■ **What the task requires**: Copy each line of the material below that includes the string "this".

■ **Source material**:
+++++
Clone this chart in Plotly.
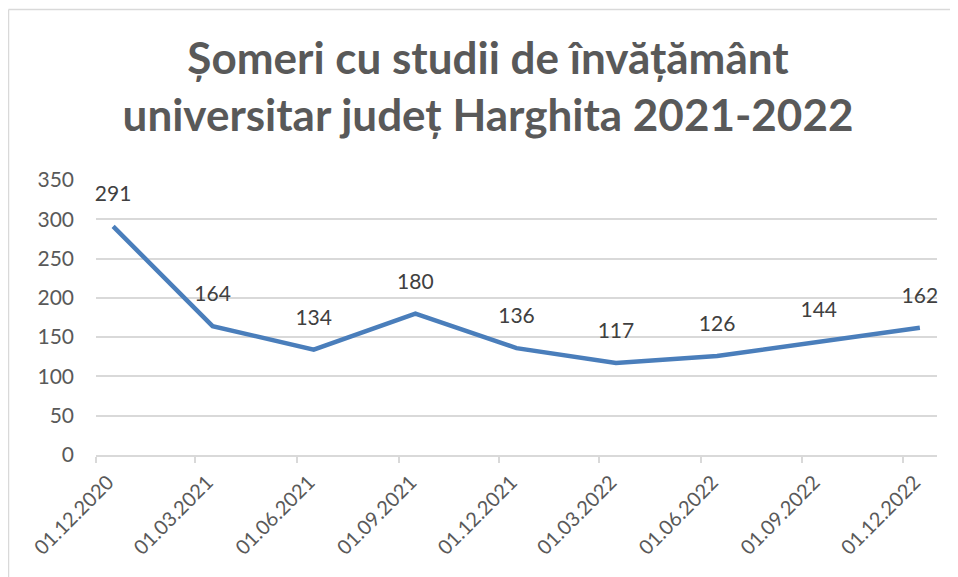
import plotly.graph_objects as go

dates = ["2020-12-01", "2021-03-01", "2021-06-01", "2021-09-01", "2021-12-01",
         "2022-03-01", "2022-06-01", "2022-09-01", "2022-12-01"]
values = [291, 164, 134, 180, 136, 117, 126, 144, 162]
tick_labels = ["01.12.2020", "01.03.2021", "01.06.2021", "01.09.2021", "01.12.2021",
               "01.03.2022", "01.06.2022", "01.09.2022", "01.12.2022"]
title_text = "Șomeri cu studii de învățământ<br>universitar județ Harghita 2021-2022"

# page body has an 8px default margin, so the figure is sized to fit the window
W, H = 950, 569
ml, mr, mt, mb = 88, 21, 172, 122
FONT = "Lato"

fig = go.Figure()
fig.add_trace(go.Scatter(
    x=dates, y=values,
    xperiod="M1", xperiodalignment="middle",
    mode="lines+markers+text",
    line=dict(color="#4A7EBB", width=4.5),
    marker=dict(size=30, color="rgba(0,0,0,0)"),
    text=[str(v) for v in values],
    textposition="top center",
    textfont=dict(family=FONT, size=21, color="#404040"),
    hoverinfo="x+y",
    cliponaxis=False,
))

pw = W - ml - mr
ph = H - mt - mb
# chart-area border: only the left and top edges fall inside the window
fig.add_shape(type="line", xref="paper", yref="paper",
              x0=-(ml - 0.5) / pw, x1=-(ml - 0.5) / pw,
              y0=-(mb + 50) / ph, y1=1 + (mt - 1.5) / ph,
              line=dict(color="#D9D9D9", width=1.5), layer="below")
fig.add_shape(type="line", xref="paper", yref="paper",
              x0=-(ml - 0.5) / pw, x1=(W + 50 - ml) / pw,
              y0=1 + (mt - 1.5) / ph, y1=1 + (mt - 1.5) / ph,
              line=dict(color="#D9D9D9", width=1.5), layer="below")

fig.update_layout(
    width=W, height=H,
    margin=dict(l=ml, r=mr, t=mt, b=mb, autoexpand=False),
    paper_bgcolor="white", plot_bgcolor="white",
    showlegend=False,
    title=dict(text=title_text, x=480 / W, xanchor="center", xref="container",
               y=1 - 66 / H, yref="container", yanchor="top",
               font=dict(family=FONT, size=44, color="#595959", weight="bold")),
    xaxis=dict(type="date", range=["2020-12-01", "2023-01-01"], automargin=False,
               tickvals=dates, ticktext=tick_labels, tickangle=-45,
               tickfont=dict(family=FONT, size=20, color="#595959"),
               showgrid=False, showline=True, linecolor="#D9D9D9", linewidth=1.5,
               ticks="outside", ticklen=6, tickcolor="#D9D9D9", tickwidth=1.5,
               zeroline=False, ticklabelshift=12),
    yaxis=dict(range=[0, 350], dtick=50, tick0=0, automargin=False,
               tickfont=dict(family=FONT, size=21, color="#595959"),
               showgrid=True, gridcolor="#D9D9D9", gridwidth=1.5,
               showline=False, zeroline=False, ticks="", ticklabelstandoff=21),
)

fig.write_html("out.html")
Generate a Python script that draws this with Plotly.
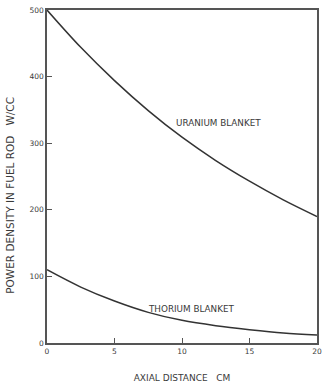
+++++
■ **Full response**:
Clone this chart in Plotly.
Generate a Python script that draws this with Plotly.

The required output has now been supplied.